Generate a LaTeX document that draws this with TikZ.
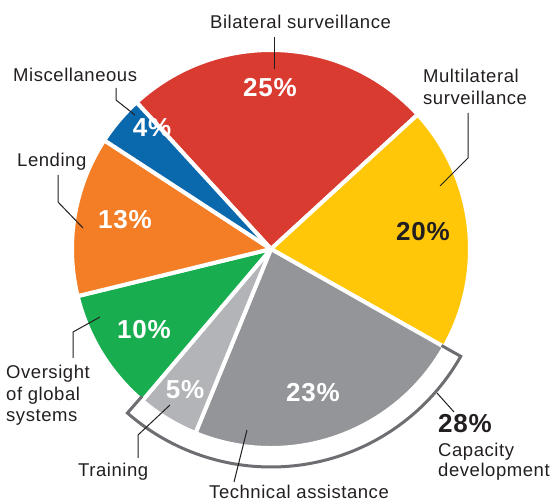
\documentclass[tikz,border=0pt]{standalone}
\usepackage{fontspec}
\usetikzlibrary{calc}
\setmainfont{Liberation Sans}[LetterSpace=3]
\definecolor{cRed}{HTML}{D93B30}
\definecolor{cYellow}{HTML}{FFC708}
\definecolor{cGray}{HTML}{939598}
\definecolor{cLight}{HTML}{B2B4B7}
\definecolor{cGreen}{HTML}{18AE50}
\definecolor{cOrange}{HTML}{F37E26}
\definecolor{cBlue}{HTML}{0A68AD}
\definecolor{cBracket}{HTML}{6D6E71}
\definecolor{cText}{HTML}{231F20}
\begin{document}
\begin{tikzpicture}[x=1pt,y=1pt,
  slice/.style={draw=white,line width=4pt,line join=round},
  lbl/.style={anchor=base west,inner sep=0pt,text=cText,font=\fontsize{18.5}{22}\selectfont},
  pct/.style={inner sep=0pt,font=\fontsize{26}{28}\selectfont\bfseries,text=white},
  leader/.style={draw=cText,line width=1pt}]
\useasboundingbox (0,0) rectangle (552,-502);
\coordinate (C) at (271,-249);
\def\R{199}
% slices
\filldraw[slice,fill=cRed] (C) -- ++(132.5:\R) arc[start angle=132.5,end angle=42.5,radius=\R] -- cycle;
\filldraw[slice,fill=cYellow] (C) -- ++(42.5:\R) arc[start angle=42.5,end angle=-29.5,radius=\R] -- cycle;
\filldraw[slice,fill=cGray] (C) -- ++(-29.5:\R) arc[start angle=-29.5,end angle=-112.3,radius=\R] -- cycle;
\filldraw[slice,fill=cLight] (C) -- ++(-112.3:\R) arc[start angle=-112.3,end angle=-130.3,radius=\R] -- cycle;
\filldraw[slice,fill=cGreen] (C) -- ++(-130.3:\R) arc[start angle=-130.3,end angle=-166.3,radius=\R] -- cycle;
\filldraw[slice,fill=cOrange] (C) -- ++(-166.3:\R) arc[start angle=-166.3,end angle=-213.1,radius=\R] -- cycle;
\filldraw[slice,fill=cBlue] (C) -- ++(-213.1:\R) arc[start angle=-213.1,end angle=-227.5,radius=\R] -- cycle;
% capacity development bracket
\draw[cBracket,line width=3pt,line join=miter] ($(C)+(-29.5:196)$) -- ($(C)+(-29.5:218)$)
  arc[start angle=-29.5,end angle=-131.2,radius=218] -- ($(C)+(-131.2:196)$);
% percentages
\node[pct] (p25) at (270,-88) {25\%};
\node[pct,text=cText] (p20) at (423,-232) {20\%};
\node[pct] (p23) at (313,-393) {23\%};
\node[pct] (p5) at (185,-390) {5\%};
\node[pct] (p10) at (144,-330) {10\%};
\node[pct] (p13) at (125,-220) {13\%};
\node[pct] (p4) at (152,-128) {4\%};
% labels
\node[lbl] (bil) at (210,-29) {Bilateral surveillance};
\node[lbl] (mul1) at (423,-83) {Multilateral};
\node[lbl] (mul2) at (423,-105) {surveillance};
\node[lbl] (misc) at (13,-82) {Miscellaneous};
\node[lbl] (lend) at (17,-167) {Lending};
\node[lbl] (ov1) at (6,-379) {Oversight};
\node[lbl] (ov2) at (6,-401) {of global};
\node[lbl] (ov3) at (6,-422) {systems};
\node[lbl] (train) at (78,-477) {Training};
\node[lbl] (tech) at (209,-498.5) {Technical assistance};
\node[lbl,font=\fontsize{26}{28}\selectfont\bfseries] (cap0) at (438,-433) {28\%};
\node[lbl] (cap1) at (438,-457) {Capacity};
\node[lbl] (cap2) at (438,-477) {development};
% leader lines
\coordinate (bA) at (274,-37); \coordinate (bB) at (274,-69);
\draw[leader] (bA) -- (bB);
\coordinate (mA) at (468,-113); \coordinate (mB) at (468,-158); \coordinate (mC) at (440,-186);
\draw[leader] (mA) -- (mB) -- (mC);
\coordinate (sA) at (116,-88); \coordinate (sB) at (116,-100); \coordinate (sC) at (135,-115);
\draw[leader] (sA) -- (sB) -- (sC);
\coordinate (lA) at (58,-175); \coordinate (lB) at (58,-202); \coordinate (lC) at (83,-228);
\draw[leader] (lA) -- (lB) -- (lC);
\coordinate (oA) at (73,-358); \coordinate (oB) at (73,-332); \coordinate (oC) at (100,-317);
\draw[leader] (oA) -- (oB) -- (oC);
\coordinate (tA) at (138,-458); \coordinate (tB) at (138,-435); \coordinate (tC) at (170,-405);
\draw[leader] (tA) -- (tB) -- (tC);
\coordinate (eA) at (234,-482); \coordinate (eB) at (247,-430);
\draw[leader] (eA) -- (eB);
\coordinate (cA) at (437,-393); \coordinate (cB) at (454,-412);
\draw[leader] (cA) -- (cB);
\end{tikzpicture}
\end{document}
——————————
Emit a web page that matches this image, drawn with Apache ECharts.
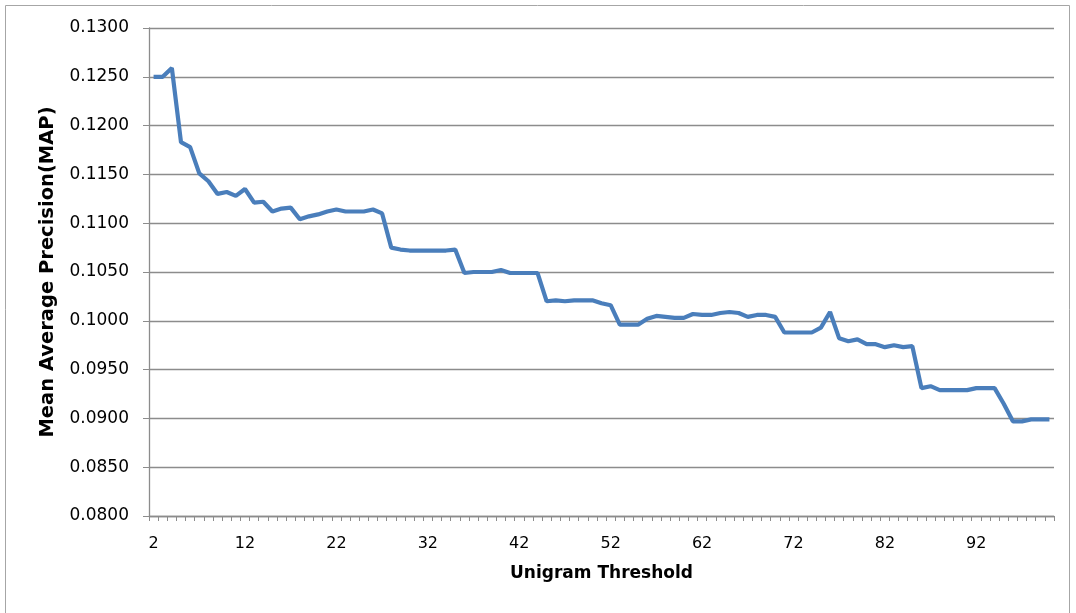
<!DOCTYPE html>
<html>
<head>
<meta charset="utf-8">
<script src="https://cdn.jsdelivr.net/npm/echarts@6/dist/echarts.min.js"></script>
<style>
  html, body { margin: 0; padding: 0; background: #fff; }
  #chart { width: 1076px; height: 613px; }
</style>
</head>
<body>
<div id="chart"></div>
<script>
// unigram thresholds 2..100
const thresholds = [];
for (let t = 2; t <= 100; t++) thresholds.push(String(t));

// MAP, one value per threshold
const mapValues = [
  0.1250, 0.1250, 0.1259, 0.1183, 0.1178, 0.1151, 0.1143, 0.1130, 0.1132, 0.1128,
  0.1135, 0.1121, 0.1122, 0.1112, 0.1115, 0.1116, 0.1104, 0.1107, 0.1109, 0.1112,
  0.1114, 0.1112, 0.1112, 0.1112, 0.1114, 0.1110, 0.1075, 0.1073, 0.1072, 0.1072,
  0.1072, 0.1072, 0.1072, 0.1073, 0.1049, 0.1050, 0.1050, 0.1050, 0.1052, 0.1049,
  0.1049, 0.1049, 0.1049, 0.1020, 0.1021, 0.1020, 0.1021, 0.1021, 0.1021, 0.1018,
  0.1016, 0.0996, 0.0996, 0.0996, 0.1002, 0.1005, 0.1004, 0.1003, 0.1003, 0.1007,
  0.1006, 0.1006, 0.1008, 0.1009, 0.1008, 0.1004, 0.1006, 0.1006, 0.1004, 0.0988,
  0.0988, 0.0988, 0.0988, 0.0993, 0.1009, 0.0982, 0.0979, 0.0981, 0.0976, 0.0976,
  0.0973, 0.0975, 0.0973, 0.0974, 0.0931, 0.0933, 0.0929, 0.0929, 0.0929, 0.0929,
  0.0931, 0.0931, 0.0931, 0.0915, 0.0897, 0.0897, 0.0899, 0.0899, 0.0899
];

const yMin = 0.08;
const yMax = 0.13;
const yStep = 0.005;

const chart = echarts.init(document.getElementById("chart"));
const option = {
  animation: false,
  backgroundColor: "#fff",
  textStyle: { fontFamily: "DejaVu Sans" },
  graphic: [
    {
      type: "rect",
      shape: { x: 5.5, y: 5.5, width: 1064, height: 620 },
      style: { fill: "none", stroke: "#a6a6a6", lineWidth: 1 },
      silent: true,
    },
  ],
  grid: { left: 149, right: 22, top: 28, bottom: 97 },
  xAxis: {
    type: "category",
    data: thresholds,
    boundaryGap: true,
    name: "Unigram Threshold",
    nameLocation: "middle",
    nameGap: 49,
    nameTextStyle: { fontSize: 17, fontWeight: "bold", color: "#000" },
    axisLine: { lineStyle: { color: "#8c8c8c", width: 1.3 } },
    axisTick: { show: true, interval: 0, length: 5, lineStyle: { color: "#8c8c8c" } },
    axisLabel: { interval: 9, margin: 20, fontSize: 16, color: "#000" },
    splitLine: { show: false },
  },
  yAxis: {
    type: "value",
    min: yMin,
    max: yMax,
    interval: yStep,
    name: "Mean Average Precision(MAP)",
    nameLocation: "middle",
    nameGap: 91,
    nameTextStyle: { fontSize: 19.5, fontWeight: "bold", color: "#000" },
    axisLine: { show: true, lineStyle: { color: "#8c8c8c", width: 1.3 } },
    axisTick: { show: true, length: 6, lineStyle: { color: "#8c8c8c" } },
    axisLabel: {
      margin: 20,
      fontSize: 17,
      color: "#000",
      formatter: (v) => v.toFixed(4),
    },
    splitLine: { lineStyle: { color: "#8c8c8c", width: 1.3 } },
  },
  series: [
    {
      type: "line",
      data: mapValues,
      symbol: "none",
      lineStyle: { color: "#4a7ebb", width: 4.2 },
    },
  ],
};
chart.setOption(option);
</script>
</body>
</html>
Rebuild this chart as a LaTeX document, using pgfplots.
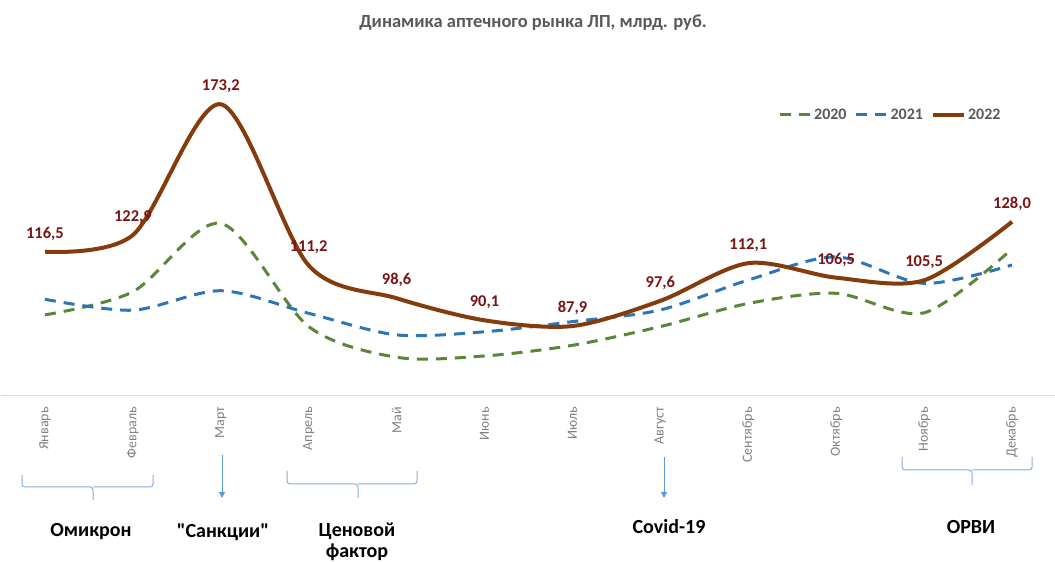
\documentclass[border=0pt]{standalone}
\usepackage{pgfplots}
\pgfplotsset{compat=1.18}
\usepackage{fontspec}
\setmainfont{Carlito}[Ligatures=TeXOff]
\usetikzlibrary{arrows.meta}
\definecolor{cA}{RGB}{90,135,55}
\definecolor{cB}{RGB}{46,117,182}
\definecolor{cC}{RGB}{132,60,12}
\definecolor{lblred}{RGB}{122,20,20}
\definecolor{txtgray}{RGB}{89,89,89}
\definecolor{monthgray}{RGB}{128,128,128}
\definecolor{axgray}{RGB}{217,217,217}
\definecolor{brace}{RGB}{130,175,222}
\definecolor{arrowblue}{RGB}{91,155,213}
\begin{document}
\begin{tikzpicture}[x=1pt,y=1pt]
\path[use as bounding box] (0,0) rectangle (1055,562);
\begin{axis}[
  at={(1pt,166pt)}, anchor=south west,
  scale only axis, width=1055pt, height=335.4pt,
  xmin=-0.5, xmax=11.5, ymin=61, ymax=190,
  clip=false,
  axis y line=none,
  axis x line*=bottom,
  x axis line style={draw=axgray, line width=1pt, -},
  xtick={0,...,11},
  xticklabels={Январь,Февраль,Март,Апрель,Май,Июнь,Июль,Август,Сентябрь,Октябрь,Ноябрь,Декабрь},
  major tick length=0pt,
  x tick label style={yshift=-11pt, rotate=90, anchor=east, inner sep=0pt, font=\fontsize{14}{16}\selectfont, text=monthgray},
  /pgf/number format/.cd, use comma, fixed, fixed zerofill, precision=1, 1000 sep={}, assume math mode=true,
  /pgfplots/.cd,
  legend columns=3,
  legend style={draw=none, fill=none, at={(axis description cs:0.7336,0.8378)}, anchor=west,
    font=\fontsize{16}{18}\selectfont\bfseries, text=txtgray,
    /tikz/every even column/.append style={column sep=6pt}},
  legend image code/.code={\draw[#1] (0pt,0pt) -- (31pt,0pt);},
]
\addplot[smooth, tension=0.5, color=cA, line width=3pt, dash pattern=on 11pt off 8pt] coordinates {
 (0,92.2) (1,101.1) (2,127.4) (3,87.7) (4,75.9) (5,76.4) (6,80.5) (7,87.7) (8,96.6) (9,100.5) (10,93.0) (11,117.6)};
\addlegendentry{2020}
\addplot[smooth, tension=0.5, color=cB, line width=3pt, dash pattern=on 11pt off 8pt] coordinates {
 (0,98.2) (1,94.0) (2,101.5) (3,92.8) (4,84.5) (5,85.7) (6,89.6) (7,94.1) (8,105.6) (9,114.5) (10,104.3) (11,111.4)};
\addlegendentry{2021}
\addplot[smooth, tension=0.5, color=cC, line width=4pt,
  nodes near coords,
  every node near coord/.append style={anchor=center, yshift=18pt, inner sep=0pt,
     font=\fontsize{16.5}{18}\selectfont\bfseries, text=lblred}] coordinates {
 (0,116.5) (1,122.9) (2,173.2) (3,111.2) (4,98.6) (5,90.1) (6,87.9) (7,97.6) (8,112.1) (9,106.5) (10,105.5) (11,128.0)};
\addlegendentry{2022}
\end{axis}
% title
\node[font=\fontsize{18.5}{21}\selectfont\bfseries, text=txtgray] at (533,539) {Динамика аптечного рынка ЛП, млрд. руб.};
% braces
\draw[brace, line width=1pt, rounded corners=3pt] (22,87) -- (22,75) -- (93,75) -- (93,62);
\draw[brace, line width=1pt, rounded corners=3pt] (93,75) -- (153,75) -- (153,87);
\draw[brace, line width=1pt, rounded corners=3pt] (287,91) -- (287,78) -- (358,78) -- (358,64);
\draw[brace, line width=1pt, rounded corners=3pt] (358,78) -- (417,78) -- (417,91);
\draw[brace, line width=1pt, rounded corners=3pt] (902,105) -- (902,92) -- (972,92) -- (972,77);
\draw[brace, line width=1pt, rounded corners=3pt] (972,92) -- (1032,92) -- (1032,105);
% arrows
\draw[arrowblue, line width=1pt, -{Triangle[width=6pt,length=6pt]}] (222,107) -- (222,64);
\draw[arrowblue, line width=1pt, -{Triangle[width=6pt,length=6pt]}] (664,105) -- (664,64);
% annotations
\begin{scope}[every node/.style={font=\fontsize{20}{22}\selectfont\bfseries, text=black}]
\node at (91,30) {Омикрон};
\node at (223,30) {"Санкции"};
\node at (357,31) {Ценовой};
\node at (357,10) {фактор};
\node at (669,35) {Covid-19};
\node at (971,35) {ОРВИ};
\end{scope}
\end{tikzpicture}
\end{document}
——————————
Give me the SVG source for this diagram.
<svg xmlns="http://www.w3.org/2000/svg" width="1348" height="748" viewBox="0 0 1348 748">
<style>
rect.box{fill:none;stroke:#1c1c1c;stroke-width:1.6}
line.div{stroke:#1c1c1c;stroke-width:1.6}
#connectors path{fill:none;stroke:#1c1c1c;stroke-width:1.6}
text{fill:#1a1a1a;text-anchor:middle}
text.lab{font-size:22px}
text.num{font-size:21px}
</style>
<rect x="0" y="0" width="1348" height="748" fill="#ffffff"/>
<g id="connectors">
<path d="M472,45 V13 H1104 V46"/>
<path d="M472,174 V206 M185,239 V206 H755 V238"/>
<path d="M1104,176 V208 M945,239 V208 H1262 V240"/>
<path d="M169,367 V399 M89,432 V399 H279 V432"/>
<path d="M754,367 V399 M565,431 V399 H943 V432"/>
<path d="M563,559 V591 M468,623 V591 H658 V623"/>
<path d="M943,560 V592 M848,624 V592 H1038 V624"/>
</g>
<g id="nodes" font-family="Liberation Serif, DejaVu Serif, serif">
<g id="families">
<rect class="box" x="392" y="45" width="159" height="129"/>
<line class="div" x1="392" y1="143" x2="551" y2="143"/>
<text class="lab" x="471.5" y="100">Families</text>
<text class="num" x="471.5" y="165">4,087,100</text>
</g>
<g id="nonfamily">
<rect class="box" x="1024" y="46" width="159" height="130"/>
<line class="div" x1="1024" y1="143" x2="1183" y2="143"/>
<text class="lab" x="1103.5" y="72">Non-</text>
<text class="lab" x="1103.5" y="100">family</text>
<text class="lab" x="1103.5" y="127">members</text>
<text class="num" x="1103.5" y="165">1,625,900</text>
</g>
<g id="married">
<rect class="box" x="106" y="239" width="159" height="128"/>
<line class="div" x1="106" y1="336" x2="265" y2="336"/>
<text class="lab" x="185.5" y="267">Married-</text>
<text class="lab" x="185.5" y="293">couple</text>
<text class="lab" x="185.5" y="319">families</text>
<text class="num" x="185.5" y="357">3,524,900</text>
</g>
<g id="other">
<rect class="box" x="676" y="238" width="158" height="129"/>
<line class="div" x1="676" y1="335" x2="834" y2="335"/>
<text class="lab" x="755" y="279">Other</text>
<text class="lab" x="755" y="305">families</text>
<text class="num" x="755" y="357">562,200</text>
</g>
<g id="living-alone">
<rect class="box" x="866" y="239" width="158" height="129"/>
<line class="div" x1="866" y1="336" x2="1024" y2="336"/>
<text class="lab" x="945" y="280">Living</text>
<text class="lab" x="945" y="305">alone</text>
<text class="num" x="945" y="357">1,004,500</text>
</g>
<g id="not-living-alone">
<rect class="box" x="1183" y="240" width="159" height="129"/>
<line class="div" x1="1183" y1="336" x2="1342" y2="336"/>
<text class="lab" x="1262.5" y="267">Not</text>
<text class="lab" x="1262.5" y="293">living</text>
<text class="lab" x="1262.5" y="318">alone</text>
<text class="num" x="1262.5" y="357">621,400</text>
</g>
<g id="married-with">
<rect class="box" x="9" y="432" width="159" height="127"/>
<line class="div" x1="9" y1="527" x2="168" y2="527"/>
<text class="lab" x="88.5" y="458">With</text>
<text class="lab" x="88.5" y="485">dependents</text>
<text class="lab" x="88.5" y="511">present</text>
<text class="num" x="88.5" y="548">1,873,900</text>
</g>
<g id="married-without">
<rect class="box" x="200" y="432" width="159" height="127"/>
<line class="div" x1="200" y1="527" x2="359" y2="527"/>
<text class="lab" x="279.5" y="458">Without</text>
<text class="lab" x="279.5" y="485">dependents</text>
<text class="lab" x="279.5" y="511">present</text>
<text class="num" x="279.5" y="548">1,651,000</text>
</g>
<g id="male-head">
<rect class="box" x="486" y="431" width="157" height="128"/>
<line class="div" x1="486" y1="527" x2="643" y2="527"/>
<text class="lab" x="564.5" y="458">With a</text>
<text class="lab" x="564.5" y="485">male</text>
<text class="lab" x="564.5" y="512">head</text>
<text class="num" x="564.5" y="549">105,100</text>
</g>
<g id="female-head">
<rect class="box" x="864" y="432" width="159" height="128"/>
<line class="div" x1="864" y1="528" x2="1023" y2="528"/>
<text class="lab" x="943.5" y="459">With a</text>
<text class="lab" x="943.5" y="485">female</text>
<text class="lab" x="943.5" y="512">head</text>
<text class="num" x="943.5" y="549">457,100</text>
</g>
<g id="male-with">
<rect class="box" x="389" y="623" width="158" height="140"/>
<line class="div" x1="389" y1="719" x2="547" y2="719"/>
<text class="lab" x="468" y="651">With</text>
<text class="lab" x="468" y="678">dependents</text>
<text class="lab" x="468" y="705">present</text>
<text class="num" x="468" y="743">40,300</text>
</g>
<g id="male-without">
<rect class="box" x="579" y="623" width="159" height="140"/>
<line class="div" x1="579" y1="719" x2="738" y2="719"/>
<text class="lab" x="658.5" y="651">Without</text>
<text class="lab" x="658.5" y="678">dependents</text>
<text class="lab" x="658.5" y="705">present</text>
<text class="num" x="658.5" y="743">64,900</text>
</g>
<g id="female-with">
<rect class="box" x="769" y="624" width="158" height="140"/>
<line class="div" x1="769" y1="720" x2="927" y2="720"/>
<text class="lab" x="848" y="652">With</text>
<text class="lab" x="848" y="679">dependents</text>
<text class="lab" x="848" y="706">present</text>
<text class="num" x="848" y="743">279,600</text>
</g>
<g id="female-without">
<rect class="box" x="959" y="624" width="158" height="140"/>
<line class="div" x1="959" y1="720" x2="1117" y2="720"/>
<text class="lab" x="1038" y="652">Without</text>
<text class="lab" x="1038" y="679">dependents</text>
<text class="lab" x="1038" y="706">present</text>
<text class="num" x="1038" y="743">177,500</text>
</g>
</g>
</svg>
——————————
[EXERCISE BRIEF]
The answer is the number of lines in the preceding material that hold "this"; write that number and nothing else.

[FINAL RESULT]
4